## Objective
Consider the records below. How many of their lines include the word "that"? State the number and nothing else.

## Data for this task

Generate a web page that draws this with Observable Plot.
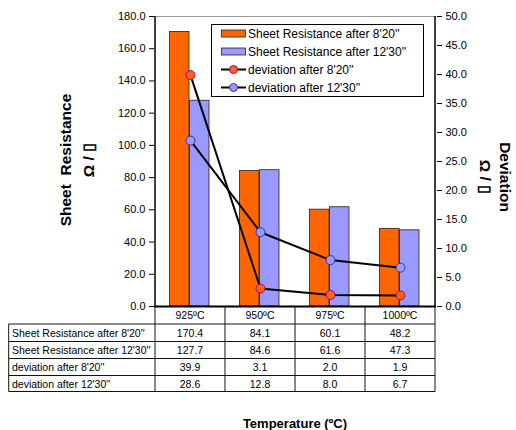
<!DOCTYPE html>
<html>
<head>
<meta charset="utf-8">
<script src="https://cdn.jsdelivr.net/npm/d3@7"></script>
<script src="https://cdn.jsdelivr.net/npm/@observablehq/plot@0.6"></script>
<style>
  html, body { margin: 0; padding: 0; background: #fff; }
  #chart { width: 516px; height: 430px; }
</style>
</head>
<body>
<div id="chart"></div>
<script>
const categories = ["925ºC", "950ºC", "975ºC", "1000ºC"];
const sheetResistance820 = [170.4, 84.1, 60.1, 48.2];
const sheetResistance1230 = [127.7, 84.6, 61.6, 47.3];
const deviation820 = [39.9, 3.1, 2.0, 1.9];
const deviation1230 = [28.6, 12.8, 8.0, 6.7];
const seriesNames = [
  "Sheet Resistance after 8'20''",
  "Sheet Resistance after 12'30''",
  "deviation after 8'20''",
  "deviation after 12'30''"
];
const leftTicks = [0, 20, 40, 60, 80, 100, 120, 140, 160, 180];
const rightTicks = [0, 5, 10, 15, 20, 25, 30, 35, 40, 45, 50];
const leftMax = 180, rightMax = 50;
const k = leftMax / rightMax;

const rows = categories.map((c, i) => ({
  cat: c,
  sr820: sheetResistance820[i],
  sr1230: sheetResistance1230[i],
  dev820: deviation820[i],
  dev1230: deviation1230[i]
}));
const tableSeries = [sheetResistance820, sheetResistance1230, deviation820, deviation1230];

const ORANGE = "#FF6600", BLUE = "#9999FF";
const FONT = "'Liberation Sans', Arial, sans-serif";

const plot = Plot.plot({
  width: 516,
  height: 430,
  marginLeft: 154,
  marginRight: 80,
  marginTop: 16,
  marginBottom: 124,
  style: { fontFamily: FONT, fontSize: "11px", background: "#fff", color: "#000", overflow: "visible" },
  x: { type: "band", domain: categories, padding: 0, axis: null },
  y: { domain: [0, leftMax], axis: null },
  marks: [
    Plot.ruleY([leftMax], { stroke: "#999", strokeWidth: 1 }),
    Plot.barY(rows, { x: "cat", y: "sr820", fill: ORANGE, stroke: "#222", strokeWidth: 0.8, insetLeft: 14.5, insetRight: 36 }),
    Plot.barY(rows, { x: "cat", y: "sr1230", fill: BLUE, stroke: "#222", strokeWidth: 0.8, insetLeft: 34.5, insetRight: 16 }),
    Plot.line(rows, { x: "cat", y: d => d.dev820 * k, stroke: "#000", strokeWidth: 2 }),
    Plot.line(rows, { x: "cat", y: d => d.dev1230 * k, stroke: "#000", strokeWidth: 2 }),
    Plot.dot(rows, { x: "cat", y: d => d.dev820 * k, r: 4.5, fill: ORANGE, stroke: "#990099", strokeWidth: 1 }),
    Plot.dot(rows, { x: "cat", y: d => d.dev1230 * k, r: 4.5, fill: BLUE, stroke: "#333399", strokeWidth: 1 }),
    Plot.ruleY([0], { stroke: "#000", strokeWidth: 2 }),
    Plot.axisY(leftTicks, { anchor: "left", tickSize: 5, tickPadding: 4, tickFormat: d => d.toFixed(1), label: null, fontSize: 11 }),
    Plot.axisY(rightTicks.map(d => d * k), { anchor: "right", tickSize: 5, tickPadding: 4, tickFormat: d => (d / k).toFixed(1), label: null, fontSize: 11 })
  ]
});

document.getElementById("chart").appendChild(plot);

const svg = d3.select(plot);
const xs = plot.scale("x");
const ys = plot.scale("y");
const bw = xs.bandwidth;
const x0 = xs.apply(categories[0]);
const xEnd = xs.apply(categories[categories.length - 1]) + bw;
const yTop = ys.apply(leftMax), yBot = ys.apply(0);

// axis lines
const g = svg.append("g").attr("font-family", FONT).attr("text-anchor", "start").attr("fill", "#000");
g.append("line").attr("x1", x0).attr("x2", x0).attr("y1", yTop).attr("y2", yBot).attr("stroke", "#000").attr("stroke-width", 1.5);
g.append("line").attr("x1", xEnd).attr("x2", xEnd).attr("y1", yTop).attr("y2", yBot).attr("stroke", "#000").attr("stroke-width", 1.5);

// data table
const tableLeft = 8.7;
const rowEdges = [yBot, 324, 341.5, 358.5, 375.5, 391.5];
const tg = g.append("g").attr("stroke", "#111").attr("stroke-width", 1);
for (let i = 1; i < rowEdges.length; i++) {
  tg.append("line").attr("x1", tableLeft).attr("x2", xEnd).attr("y1", rowEdges[i]).attr("y2", rowEdges[i]);
}
tg.append("line").attr("x1", tableLeft).attr("x2", tableLeft).attr("y1", rowEdges[1]).attr("y2", rowEdges[5]);
categories.forEach(c => {
  const xx = xs.apply(c);
  tg.append("line").attr("x1", xx).attr("x2", xx).attr("y1", yBot).attr("y2", rowEdges[5]);
});
tg.append("line").attr("x1", xEnd).attr("x2", xEnd).attr("y1", yBot).attr("y2", rowEdges[5]);

categories.forEach(c => {
  g.append("text").attr("x", xs.apply(c) + bw / 2).attr("y", (rowEdges[0] + rowEdges[1]) / 2 + 4)
    .attr("text-anchor", "middle").attr("font-size", 10.5).text(c);
});
seriesNames.forEach((name, r) => {
  const cy = (rowEdges[r + 1] + rowEdges[r + 2]) / 2 + 4;
  g.append("text").attr("x", 12).attr("y", cy).attr("text-anchor", "start").attr("font-size", 10.5).text(name);
  categories.forEach((c, i) => {
    g.append("text").attr("x", xs.apply(c) + bw / 2).attr("y", cy)
      .attr("text-anchor", "middle").attr("font-size", 10.5).text(tableSeries[r][i].toFixed(1));
  });
});

// legend
const lg = g.append("g");
lg.append("rect").attr("x", 211.5).attr("y", 24.5).attr("width", 212).attr("height", 72)
  .attr("fill", "#fff").attr("stroke", "#000").attr("stroke-width", 1);
const legendY = [33.5, 51.5, 69.5, 87.5];
const legendSym = [
  { type: "bar", fill: ORANGE, stroke: "#222" },
  { type: "bar", fill: BLUE, stroke: "#222" },
  { type: "line", fill: ORANGE, stroke: "#990099" },
  { type: "line", fill: BLUE, stroke: "#333399" }
];
seriesNames.forEach((name, i) => {
  const y = legendY[i], s = legendSym[i];
  if (s.type === "bar") {
    lg.append("rect").attr("x", 221.5).attr("y", y - 3.5).attr("width", 24).attr("height", 7)
      .attr("fill", s.fill).attr("stroke", s.stroke).attr("stroke-width", 0.8);
  } else {
    lg.append("line").attr("x1", 221).attr("x2", 246).attr("y1", y).attr("y2", y).attr("stroke", "#000").attr("stroke-width", 2);
    lg.append("circle").attr("cx", 233.5).attr("cy", y).attr("r", 4).attr("fill", s.fill).attr("stroke", s.stroke);
  }
  lg.append("text").attr("x", 248).attr("y", y + 4.3).attr("text-anchor", "start").attr("font-size", 12).text(name);
});

// axis titles
const leftTitle = g.append("text").attr("transform", "translate(71,160) rotate(-90)")
  .attr("text-anchor", "middle").attr("font-weight", "bold").attr("font-size", 15.5);
leftTitle.append("tspan").attr("x", 0).attr("dy", 0).text("Sheet  Resistance");
leftTitle.append("tspan").attr("x", 0).attr("dy", 23).text("Ω / ▯");

const rightTitle = g.append("text").attr("transform", "translate(500,177) rotate(90)")
  .attr("text-anchor", "middle").attr("font-weight", "bold").attr("font-size", 15.5);
rightTitle.append("tspan").attr("x", 0).attr("dy", 0).text("Deviation");
rightTitle.append("tspan").attr("x", 0).attr("dy", 20).text("Ω / ▯");

g.append("text").attr("x", 295).attr("y", 428).attr("text-anchor", "middle")
  .attr("font-weight", "bold").attr("font-size", 13).text("Temperature (ºC)");
</script>
</body>
</html>
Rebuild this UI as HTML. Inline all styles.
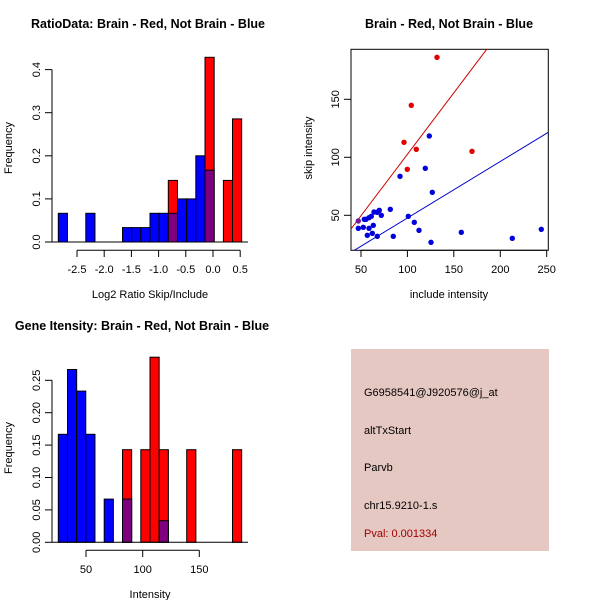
<!DOCTYPE html>
<html><head><style>body{margin:0;background:#fff}svg{display:block}text{font-family:"Liberation Sans",sans-serif;font-size:11px;fill:#000}.t{font-weight:bold;font-size:12.5px}</style></head><body>
<svg width="600" height="600" viewBox="0 0 600 600" xmlns="http://www.w3.org/2000/svg">
<rect width="600" height="600" fill="#fff"/>
<!-- Panel 1 -->
<text class="t" x="148" y="28" text-anchor="middle">RatioData: Brain - Red, Not Brain - Blue</text>
<g stroke="#000" stroke-width="1">
<rect x="58.3" y="213.3" width="9.17" height="28.7" fill="#0000ff"/>
<rect x="85.8" y="213.3" width="9.17" height="28.7" fill="#0000ff"/>
<rect x="122.5" y="227.6" width="9.17" height="14.4" fill="#0000ff"/>
<rect x="131.7" y="227.6" width="9.17" height="14.4" fill="#0000ff"/>
<rect x="140.8" y="227.6" width="9.17" height="14.4" fill="#0000ff"/>
<rect x="150.0" y="213.3" width="9.17" height="28.7" fill="#0000ff"/>
<rect x="159.2" y="213.3" width="9.17" height="28.7" fill="#0000ff"/>
<rect x="168.3" y="180.4" width="9.17" height="61.6" fill="#ff0000"/>
<rect x="168.3" y="213.3" width="9.17" height="28.7" fill="#7f007f"/>
<rect x="177.5" y="198.9" width="9.17" height="43.1" fill="#0000ff"/>
<rect x="186.7" y="198.9" width="9.17" height="43.1" fill="#0000ff"/>
<rect x="195.8" y="155.8" width="9.17" height="86.2" fill="#0000ff"/>
<rect x="205.0" y="57.3" width="9.17" height="184.7" fill="#ff0000"/>
<rect x="205.0" y="170.2" width="9.17" height="71.8" fill="#7f007f"/>
<rect x="223.4" y="180.4" width="9.17" height="61.6" fill="#ff0000"/>
<rect x="232.5" y="118.9" width="9.17" height="123.1" fill="#ff0000"/>
<line x1="52" y1="242" x2="248" y2="242"/>
<line x1="52" y1="242" x2="52" y2="69.6"/>
<line x1="45" y1="242" x2="52" y2="242"/><line x1="45" y1="198.9" x2="52" y2="198.9"/><line x1="45" y1="155.8" x2="52" y2="155.8"/><line x1="45" y1="112.7" x2="52" y2="112.7"/><line x1="45" y1="69.6" x2="52" y2="69.6"/>
<line x1="77" y1="250.3" x2="240.2" y2="250.3"/>
<line x1="77" y1="250.3" x2="77" y2="257"/><line x1="104.2" y1="250.3" x2="104.2" y2="257"/><line x1="131.4" y1="250.3" x2="131.4" y2="257"/><line x1="158.6" y1="250.3" x2="158.6" y2="257"/><line x1="185.8" y1="250.3" x2="185.8" y2="257"/><line x1="213" y1="250.3" x2="213" y2="257"/><line x1="240.2" y1="250.3" x2="240.2" y2="257"/>
</g>
<g text-anchor="middle">
<text transform="translate(40,242) rotate(-90)">0.0</text>
<text transform="translate(40,198.9) rotate(-90)">0.1</text>
<text transform="translate(40,155.8) rotate(-90)">0.2</text>
<text transform="translate(40,112.7) rotate(-90)">0.3</text>
<text transform="translate(40,69.6) rotate(-90)">0.4</text>
<text x="77" y="273">-2.5</text><text x="104.2" y="273">-2.0</text><text x="131.4" y="273">-1.5</text><text x="158.6" y="273">-1.0</text><text x="185.8" y="273">-0.5</text><text x="213" y="273">0.0</text><text x="240.2" y="273">0.5</text>
<text x="150" y="298">Log2 Ratio Skip/Include</text>
<text transform="translate(12,148) rotate(-90)">Frequency</text>
</g>
<!-- Panel 2 -->
<text class="t" x="449" y="28" text-anchor="middle">Brain - Red, Not Brain - Blue</text>
<rect x="351" y="49.3" width="197.3" height="201" fill="none" stroke="#000"/>
<g stroke="#000">
<line x1="361" y1="250.3" x2="546.7" y2="250.3"/>
<line x1="361" y1="250.3" x2="361" y2="257"/><line x1="407.4" y1="250.3" x2="407.4" y2="257"/><line x1="453.8" y1="250.3" x2="453.8" y2="257"/><line x1="500.3" y1="250.3" x2="500.3" y2="257"/><line x1="546.7" y1="250.3" x2="546.7" y2="257"/>
<line x1="351" y1="215.3" x2="351" y2="99.3"/>
<line x1="344" y1="215.3" x2="351" y2="215.3"/><line x1="344" y1="157.3" x2="351" y2="157.3"/><line x1="344" y1="99.3" x2="351" y2="99.3"/>
</g>
<g text-anchor="middle">
<text x="361" y="273">50</text><text x="407.4" y="273">100</text><text x="453.8" y="273">150</text><text x="500.3" y="273">200</text><text x="546.7" y="273">250</text>
<text transform="translate(339,215.3) rotate(-90)">50</text>
<text transform="translate(339,157.3) rotate(-90)">100</text>
<text transform="translate(339,99.3) rotate(-90)">150</text>
<text x="449" y="298">include intensity</text>
<text transform="translate(312,148) rotate(-90)">skip intensity</text>
</g>
<line x1="351" y1="229" x2="486.7" y2="49.3" stroke="#cc0000"/>
<line x1="354.3" y1="250.3" x2="548.3" y2="132.3" stroke="#0000cc"/>
<g fill="#e00000">
<circle cx="437" cy="57.3" r="2.7"/><circle cx="411.3" cy="105.3" r="2.7"/><circle cx="404" cy="142.3" r="2.7"/><circle cx="416.3" cy="149.3" r="2.7"/><circle cx="407.3" cy="169.3" r="2.7"/><circle cx="472" cy="151.3" r="2.7"/>
</g>
<g fill="#0000dd">
<circle cx="429.3" cy="136" r="2.7"/><circle cx="425.3" cy="168.3" r="2.7"/><circle cx="400" cy="176.3" r="2.7"/><circle cx="432.3" cy="192.3" r="2.7"/><circle cx="390.3" cy="209.3" r="2.7"/><circle cx="408.3" cy="216.3" r="2.7"/><circle cx="414.3" cy="222.3" r="2.7"/><circle cx="419" cy="230.3" r="2.7"/><circle cx="379.3" cy="210.3" r="2.7"/><circle cx="381.3" cy="215.3" r="2.7"/><circle cx="377" cy="212.3" r="2.7"/><circle cx="374" cy="212" r="2.7"/><circle cx="371.3" cy="216.3" r="2.7"/><circle cx="369" cy="217.7" r="2.7"/><circle cx="366" cy="219.3" r="2.7"/><circle cx="364.3" cy="219.3" r="2.7"/><circle cx="363.3" cy="227.3" r="2.7"/><circle cx="358.3" cy="228.3" r="2.7"/><circle cx="369" cy="228.3" r="2.7"/><circle cx="373.3" cy="225.3" r="2.7"/><circle cx="372.3" cy="233.3" r="2.7"/><circle cx="367.3" cy="235.3" r="2.7"/><circle cx="377.3" cy="236.3" r="2.7"/><circle cx="393.3" cy="236.3" r="2.7"/><circle cx="431" cy="242.3" r="2.7"/><circle cx="461.3" cy="232.3" r="2.7"/><circle cx="512.3" cy="238.3" r="2.7"/><circle cx="541.3" cy="229.3" r="2.7"/>
</g>
<circle cx="358.3" cy="221" r="2.7" fill="#6a1a9a"/>
<!-- Panel 3 -->
<text class="t" x="142" y="330" text-anchor="middle">Gene Itensity: Brain - Red, Not Brain - Blue</text>
<g stroke="#000" stroke-width="1">
<rect x="58.3" y="434.3" width="9.17" height="108" fill="#0000ff"/>
<rect x="67.5" y="369.5" width="9.17" height="172.8" fill="#0000ff"/>
<rect x="76.6" y="391.1" width="9.17" height="151.2" fill="#0000ff"/>
<rect x="85.8" y="434.3" width="9.17" height="108" fill="#0000ff"/>
<rect x="104.2" y="499.1" width="9.17" height="43.2" fill="#0000ff"/>
<rect x="122.5" y="449.7" width="9.17" height="92.6" fill="#ff0000"/>
<rect x="122.5" y="499.1" width="9.17" height="43.2" fill="#7f007f"/>
<rect x="140.8" y="449.7" width="9.17" height="92.6" fill="#ff0000"/>
<rect x="150.0" y="357.2" width="9.17" height="185.1" fill="#ff0000"/>
<rect x="159.2" y="449.7" width="9.17" height="92.6" fill="#ff0000"/>
<rect x="159.2" y="520.7" width="9.17" height="21.6" fill="#7f007f"/>
<rect x="186.7" y="449.7" width="9.17" height="92.6" fill="#ff0000"/>
<rect x="232.5" y="449.7" width="9.17" height="92.6" fill="#ff0000"/>
<line x1="52" y1="542.3" x2="248" y2="542.3"/>
<line x1="52" y1="542.3" x2="52" y2="380.3"/>
<line x1="45" y1="542.3" x2="52" y2="542.3"/><line x1="45" y1="509.9" x2="52" y2="509.9"/><line x1="45" y1="477.5" x2="52" y2="477.5"/><line x1="45" y1="445.1" x2="52" y2="445.1"/><line x1="45" y1="412.7" x2="52" y2="412.7"/><line x1="45" y1="380.3" x2="52" y2="380.3"/>
<line x1="86" y1="550.3" x2="199.3" y2="550.3"/>
<line x1="86" y1="550.3" x2="86" y2="557"/><line x1="142.7" y1="550.3" x2="142.7" y2="557"/><line x1="199.3" y1="550.3" x2="199.3" y2="557"/>
</g>
<g text-anchor="middle">
<text transform="translate(40,542.3) rotate(-90)">0.00</text>
<text transform="translate(40,509.9) rotate(-90)">0.05</text>
<text transform="translate(40,477.5) rotate(-90)">0.10</text>
<text transform="translate(40,445.1) rotate(-90)">0.15</text>
<text transform="translate(40,412.7) rotate(-90)">0.20</text>
<text transform="translate(40,380.3) rotate(-90)">0.25</text>
<text x="86" y="573">50</text><text x="142.7" y="573">100</text><text x="199.3" y="573">150</text>
<text x="150" y="598">Intensity</text>
<text transform="translate(12,448) rotate(-90)">Frequency</text>
</g>
<!-- Panel 4 -->
<rect x="351" y="349" width="198" height="202" fill="#e6c8c2"/>
<text x="364" y="396">G6958541@J920576@j_at</text>
<text x="364" y="434">altTxStart</text>
<text x="364" y="471">Parvb</text>
<text x="364" y="509">chr15.9210-1.s</text>
<text x="364" y="537" style="fill:#a00000">Pval: 0.001334</text>
</svg>
</body></html>
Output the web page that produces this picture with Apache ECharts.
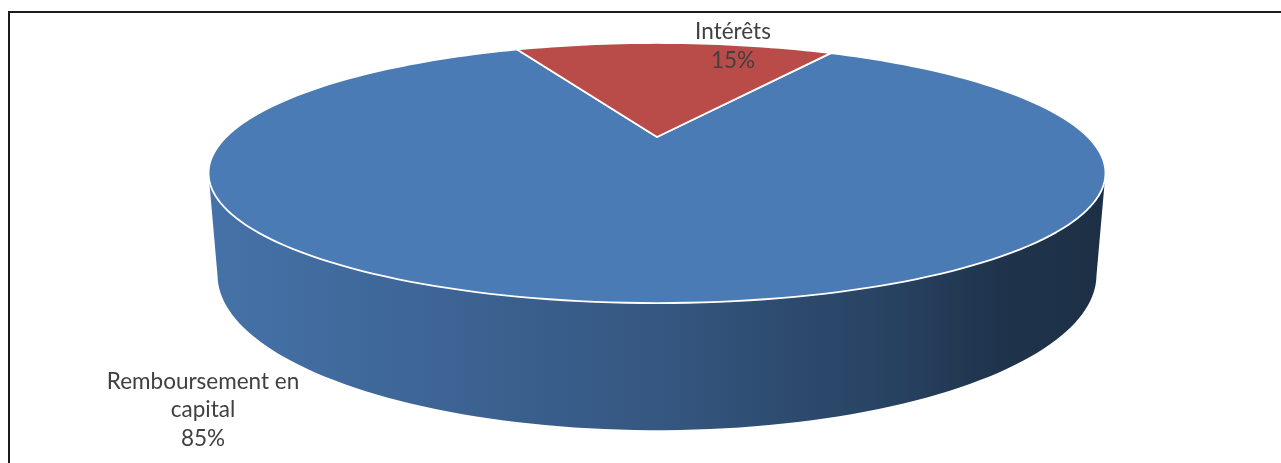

## Answer below
2